Detection Unlimited, by Georgette Heyer

Georgette Heyer wrote some memorably creative mystery novels, and some memorably terrible ones. She also wrote Detection Unlimited, which I can only assume she threw together to meet an urgent deadline.

When local solicitor Sampson Warrenby is found shot in his garden, everyone in the village has a theory about who murdered him. Warrenby was widely disliked, and several of his neighbors, from his overly pious niece to the quiet couple living on the outskirts of town, had reason to want him gone. Confronted with an overabundance of motive, Inspector Hemingway—Heyer's most affable detective—has to figure out which of his many suspects had the means and opportunity.

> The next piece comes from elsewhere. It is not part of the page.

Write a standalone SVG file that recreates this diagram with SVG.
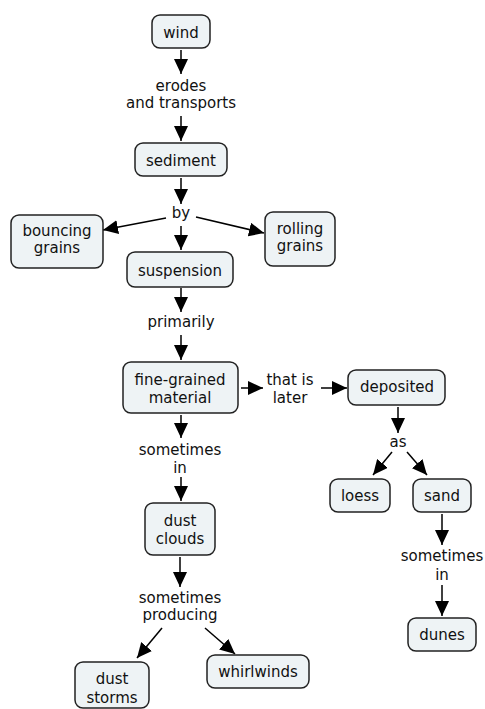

Even at her worst, Heyer was a competent writer. Everything in this book makes sense, the dialogue shows her usual flair, and there's a pleasant, if extremely low-key, romance. Unfortunately, she has already featured most of these characters in various guises elsewhere, and those earlier examples were far more interesting: the sanctimonious hypocrite, the sharp-tongued young man, the briskly competent spinster aunt. Detection Unlimited, alas, only features a handful of truly memorable creations: a prize-winning family of Pekingese dogs, all of whom have names starting with U. While I enjoyed the few glimpses Heyer offered us Ultima Ulysses and his offspring, they weren't enough to justify the $15 cover price for this otherwise pedestrian mystery. Even Heyer completists should look for this sucker used, or better yet, at their local library.